Tiki was watching the “Bionic Woman”, as I washed the dishes. Suddenly, I experienced severe pains in my chest and stomach and adjourned to rest in the lounge room. “A Severed Head”, a film that was produced in 1970, followed from half past eight. Its cast includes Lee Remick and the English pairing of Claire Bloom and Richard Attenborough.


Woman Fired For Having Married: Monday, 22nd August, 1977

It was thirteen degrees Celsius when we arose at 6.30 a.m. I still felt unwell after having experienced severe pains in my chest and stomach, last evening.

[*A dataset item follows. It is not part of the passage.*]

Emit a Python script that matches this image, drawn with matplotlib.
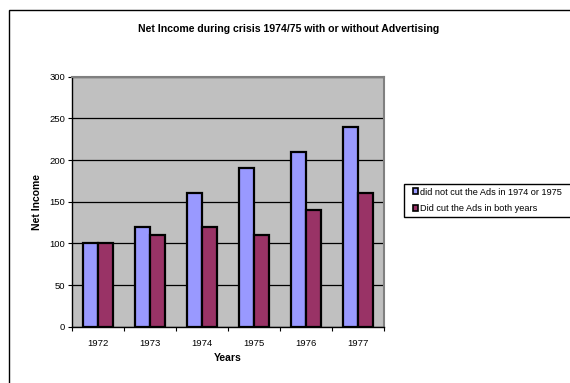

The Swedish challenger, “Sverige”, has eliminated “Gretel II” from the America’s Cup by winning the seventh race between the pair. She now meets “Australia”, from Perth, to decide which yacht will challenge the Americans.

This week, on “Willesee”, reporter Paul Makin has been promoted to present the programme in Michael Willesee’s absence. This evening’s edition includes a segment on the Mayor of Rockhampton, in central Queensland, who recently dismissed a newly married librarian, in the belief that her job should now go to a single girl.

At half past seven the dial was changed to Channel Ten in order that we might watch the latest offering from the series, “The Rockford Files”. I retired at nine o’clock, having washed the dishes.

‘Some Will, Some Won’t’: Tuesday, 23rd August, 1977

I awoke at midnight and, unable to get back to sleep, watched the film, “Some Will, Some Won’t”. Made in 1969, the cast of this British picture includes Leslie Phillips, Ronnie “The Two Ronnies” Corbett and Barbara Murray.

I awoke again, this time at half past six, to yet another sunny, virtually windless morning and a temperature of eight degrees Celsius.

“Bing Crosby’s Irish Songs” screens on Channel Ten from 7.30 p.m. Tiki turned the dial to Channel Seven at half past eight so that we might watch the British movie, “Otley”, from the year of 1968. Tom Courtney, the Austrian actress, Romy Schneider and Fiona Lewis are among its cast.